Объясняя те давние события и ретроспективно оценивая их в начале XXI века, Лев Регельсон пытается придать им характер откровения, причем сам признается, что это не было «откровением свыше». Для человека верующего это означает, что так называемое «откровение» пришло «снизу», от лукавого. Тем более, что оно не сбылось. Тем не менее, он настаивает на истинности «откровения». А в тогдашней жизни православной Москвы это «откровение» приняло облик откровенного соблазна. Лев Регельсон после выхода книги отца Александра Меня «О себе» счел необходимым спустя с лишком сорок лет дать свою интерпретацию событий: «Тех, кому мы (в основном именно я, хотя в этом Феликс меня и удерживал) об этом рассказали, оказалось не более десяти-пятнадцати человек. А уж они разнесли все это дальше: и, конечно, без всяких этих наших оговорок и уточнений: что, мол, это только вероятность, а не уверенность, и что в крайнем случае речь идет только о начале длительной апокалиптической эпохи. Народ у нас в этих вопросах прост до наивности и лишними сложностями свой разум не обременяет: «конец света» – и все тут! Все или ничего! Считать «больше, чем до двух» в таких делах почему-то не принято. Конечно, речь идет не о «народе», а о нашей церковной интеллигенции.

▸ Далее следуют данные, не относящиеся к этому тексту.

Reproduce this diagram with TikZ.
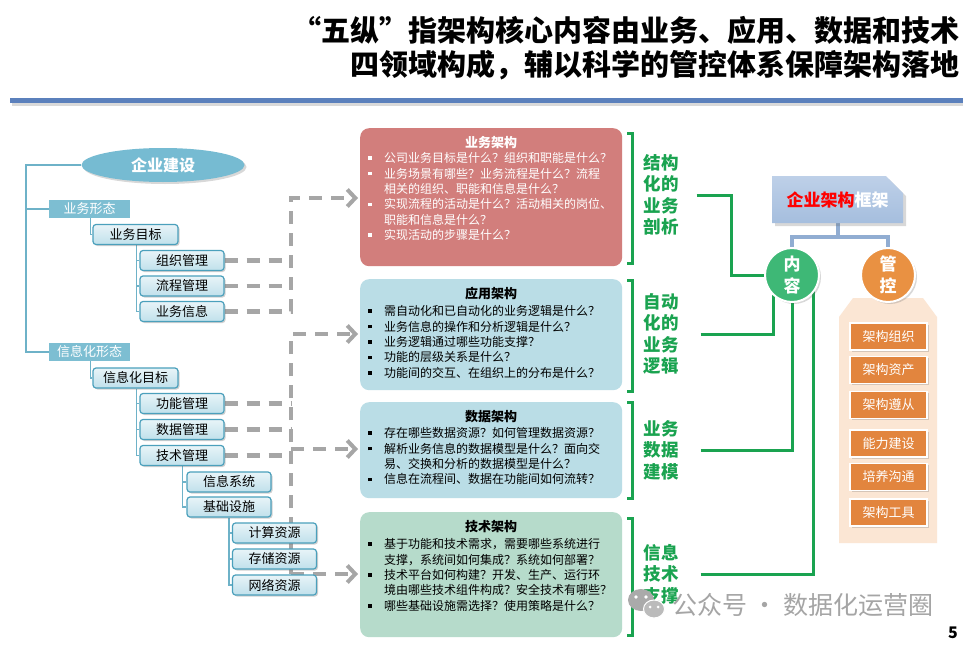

Поскольку вероятность катастрофы все же была, и мы не имели права ее игнорировать, то мы приняли вполне рациональное и компромиссное решение: проповедью не заниматься, осторожно сообщить о наших опасениях только ближайшим друзьям, а самим быть в этот день на Иверской горе.
Слева направо – священник Николай Гайнов с матушкой и дочерьми. Крайние справа – священник Глеб Якунин с дочерью Машей
При этом каждый поступал по своему личному усмотрению. Капитанчук и я взяли с собой жен с грудными младенцами, Феликс – больную престарелую мать. Был также привезен большой чемодан с бумагами и книгами: подготовительные материалы к анализу «новоявленного лжеучения митрополита Никодима Ротова». Мы полагали, что после ожидаемого катаклизма продолжится жизнь со всеми ее заботами: и церковные проблемы, которые нас тогда волновали, не только не исчезнут, но еще более обострятся. О. Глеб, в предвидении массового крещения местных жителей после этих событий, даже захватил с собой комплект икон и пятьсот крестиков. Отец Николай Эшлиман с января 1968 года от нас отошел, по-видимому, опасаясь публичного «позора», если «ничего не случится». Неожиданно появился отец Николай Гайнов: по своему духовному складу человек трезвый и рациональный, он отнесся к нашим ожиданиям со всей серьезностью и поехал вместе с нами. Но поехал один, без семьи, и через две недели вернулся, поскольку истекал его церковный отпуск. Отец Глеб тоже был один – его супруга энтузиазма не проявила, а настаивать, даже по отношению к членам семьи, никто из нас не считал себя вправе. Вот, собственно, и весь состав нашей паломнической группы. Получается два священника и три мирянина с семьями»6.